International law is not simply a yardstick for measuring compliance, but also a resource through which agents “interpret, justify, and understand their behavior and the behavior of others” (Hurd, 2011: 295; see also Kratochwil, 1989). Although justificatory legal discourse helps hold violators accountable (Chayes and Chayes, 1993: 204–205; Koh, 1997: 2602, 2636–2638, 2646), if evasion qualifies as compliance with the law, the accountability function of such “jawboning” will be impaired. However, critical discourse that lost its legal teeth can retain some “normative bite.”
This takes us to normative accountability, where agents hold accountable violators of normative (ethical) standards, and subject them to social sanctions through naming and shaming. We can think of legal and normative accountability as the endpoints of an accountability continuum, with highly legalized accountability at one end, non-legalized normative accountability at the other, and much overlap in between. When legalism is dominant such that normative discourse, judgment, and behavior are a function of following the law, there is little distinction between the two types of accountability and evasion can potentially protect from both (Pillinger et al., 2016; Shklar, 1986 [1964]). When the two remain distinct but overlap such that the purpose of the law violated by evaders reflects popular normative standards, evaders will be more vulnerable to normative accountability. We can summarize this discussion as follows:
Proposition 2: Evasion weakens legal accountability, especially when delegation and purposivist interpretation are low. All else equal, evasion weakens non-legal, normative accountability to a lesser extent.
How does evasion relate to the use of designed flexibility?

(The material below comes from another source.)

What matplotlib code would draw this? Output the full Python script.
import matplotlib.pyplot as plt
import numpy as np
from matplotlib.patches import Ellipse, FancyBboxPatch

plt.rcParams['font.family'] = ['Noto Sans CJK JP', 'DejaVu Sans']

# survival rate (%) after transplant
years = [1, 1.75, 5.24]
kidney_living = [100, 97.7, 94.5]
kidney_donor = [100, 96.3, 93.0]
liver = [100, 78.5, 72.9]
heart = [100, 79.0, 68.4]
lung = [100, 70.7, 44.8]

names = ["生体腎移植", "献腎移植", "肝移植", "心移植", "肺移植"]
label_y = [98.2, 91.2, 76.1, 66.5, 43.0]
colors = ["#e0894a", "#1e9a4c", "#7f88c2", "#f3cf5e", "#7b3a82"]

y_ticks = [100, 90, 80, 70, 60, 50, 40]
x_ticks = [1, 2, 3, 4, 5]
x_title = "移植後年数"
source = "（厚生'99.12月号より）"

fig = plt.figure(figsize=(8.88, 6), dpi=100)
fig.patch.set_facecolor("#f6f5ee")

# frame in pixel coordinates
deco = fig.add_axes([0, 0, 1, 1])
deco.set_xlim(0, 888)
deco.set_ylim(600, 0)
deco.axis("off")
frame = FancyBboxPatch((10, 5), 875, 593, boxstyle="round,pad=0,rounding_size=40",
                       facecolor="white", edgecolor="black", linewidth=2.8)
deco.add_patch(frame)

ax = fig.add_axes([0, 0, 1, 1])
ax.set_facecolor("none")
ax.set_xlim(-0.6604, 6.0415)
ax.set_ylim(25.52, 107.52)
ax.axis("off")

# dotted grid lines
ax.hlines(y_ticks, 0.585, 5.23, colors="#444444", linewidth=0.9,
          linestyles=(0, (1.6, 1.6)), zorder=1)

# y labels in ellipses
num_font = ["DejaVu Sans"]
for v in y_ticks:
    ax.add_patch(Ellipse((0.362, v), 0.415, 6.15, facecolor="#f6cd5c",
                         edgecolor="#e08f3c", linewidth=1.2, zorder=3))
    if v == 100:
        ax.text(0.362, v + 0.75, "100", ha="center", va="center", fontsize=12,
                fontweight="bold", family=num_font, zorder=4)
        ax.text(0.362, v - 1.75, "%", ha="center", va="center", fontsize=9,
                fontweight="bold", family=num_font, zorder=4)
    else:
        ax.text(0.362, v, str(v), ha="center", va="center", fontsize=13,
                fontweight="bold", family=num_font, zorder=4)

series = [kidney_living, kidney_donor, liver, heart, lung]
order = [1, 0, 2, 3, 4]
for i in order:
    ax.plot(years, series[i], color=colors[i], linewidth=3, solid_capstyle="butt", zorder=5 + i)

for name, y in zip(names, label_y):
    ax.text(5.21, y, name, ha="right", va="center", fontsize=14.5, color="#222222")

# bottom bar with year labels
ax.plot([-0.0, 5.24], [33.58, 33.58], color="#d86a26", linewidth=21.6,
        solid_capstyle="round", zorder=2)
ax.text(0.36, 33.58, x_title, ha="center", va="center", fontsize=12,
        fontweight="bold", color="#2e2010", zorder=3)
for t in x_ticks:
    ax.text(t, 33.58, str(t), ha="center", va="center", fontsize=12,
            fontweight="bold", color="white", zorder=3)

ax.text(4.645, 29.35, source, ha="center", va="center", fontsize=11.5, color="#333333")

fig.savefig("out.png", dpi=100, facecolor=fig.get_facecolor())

The precise relationship between evasion and designed flexibility is empirically contingent, but a tentative conceptual discussion may be instructive. According to the rational design literature, parties intentionally build flexibility into international agreements to reap the benefits of international cooperation without being overly constrained. Flexibility mechanisms are “insurance policies” against uncertainty (Helfer, 2013: 175), which permit the adjustment of particular members’ inconvenient treaty obligations (adaptive flexibility) or the modification of entire treaties (transformative flexibility) to accommodate changes that make compliance too onerous (Koremenos et al., 2001: 773). Parties can opt out of obligations through reservations, temporarily suspend them through escape clauses, terminate them through withdrawal, adjust them by exploiting imprecision, or adjust entire agreements through finite duration provisions.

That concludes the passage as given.